Stored data =>

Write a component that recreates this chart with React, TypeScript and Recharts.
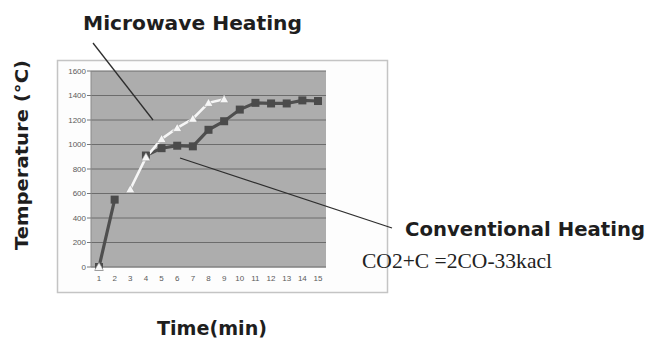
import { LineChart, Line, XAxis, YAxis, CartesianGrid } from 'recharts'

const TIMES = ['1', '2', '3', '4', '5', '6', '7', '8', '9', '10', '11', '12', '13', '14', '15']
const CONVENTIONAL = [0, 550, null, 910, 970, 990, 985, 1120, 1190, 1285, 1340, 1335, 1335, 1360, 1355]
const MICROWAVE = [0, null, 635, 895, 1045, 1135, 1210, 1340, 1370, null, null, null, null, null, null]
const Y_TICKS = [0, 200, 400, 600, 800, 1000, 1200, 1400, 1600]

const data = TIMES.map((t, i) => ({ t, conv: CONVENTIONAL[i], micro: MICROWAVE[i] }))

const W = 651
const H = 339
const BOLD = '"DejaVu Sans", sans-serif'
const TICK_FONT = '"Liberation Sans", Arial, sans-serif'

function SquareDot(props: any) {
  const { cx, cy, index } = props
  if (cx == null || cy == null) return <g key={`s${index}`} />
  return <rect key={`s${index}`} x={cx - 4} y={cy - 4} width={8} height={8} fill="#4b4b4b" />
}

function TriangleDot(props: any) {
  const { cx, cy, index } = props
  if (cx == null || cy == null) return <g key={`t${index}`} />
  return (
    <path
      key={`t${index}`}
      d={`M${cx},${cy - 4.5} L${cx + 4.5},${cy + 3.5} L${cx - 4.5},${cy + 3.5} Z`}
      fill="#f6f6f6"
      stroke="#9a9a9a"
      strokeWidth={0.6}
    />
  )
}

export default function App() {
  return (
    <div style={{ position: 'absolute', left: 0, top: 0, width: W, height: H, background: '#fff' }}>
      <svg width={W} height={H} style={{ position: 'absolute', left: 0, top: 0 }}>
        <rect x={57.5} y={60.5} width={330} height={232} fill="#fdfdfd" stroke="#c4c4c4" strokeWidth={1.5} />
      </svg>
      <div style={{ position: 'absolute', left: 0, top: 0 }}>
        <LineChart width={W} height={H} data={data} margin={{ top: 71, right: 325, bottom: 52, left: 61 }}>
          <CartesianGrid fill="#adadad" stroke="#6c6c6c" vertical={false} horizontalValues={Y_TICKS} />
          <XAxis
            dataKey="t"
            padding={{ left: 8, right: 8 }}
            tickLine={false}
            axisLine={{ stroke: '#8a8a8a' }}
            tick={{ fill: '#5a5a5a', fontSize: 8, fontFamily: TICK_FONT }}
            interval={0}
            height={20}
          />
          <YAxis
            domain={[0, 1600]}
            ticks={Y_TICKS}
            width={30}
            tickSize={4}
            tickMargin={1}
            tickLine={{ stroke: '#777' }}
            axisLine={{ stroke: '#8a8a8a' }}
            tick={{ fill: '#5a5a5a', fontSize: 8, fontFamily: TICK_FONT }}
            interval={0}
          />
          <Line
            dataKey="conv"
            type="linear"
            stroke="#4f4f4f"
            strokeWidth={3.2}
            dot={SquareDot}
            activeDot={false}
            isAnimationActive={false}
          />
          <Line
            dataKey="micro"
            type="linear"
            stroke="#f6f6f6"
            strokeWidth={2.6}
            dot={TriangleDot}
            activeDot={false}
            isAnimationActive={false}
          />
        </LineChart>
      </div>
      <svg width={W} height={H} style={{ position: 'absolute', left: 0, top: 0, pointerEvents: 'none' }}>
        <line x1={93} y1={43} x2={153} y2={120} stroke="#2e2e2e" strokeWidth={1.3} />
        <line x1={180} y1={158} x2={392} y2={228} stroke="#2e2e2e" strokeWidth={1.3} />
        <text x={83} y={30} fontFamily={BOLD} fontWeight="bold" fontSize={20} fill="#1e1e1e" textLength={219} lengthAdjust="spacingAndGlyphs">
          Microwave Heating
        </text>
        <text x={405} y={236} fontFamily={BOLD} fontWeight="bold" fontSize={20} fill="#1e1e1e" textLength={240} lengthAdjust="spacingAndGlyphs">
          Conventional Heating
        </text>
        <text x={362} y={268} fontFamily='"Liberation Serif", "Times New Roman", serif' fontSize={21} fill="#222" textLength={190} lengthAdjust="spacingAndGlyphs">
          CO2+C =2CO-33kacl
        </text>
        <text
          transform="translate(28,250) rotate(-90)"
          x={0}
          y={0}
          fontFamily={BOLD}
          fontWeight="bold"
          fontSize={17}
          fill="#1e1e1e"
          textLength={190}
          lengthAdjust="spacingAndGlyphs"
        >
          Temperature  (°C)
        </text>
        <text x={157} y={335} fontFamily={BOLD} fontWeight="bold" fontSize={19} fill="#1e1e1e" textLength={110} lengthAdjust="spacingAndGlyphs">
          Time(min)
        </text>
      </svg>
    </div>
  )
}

Exercise brief =>
Your task is to return the lines above, from the first one up to and including the line containing "XAxis, YAxis, CartesianGrid", minus any pictures.

Solution to the exercise =>
Write a component that recreates this chart with React, TypeScript and Recharts.
import { LineChart, Line, XAxis, YAxis, CartesianGrid } from 'recharts'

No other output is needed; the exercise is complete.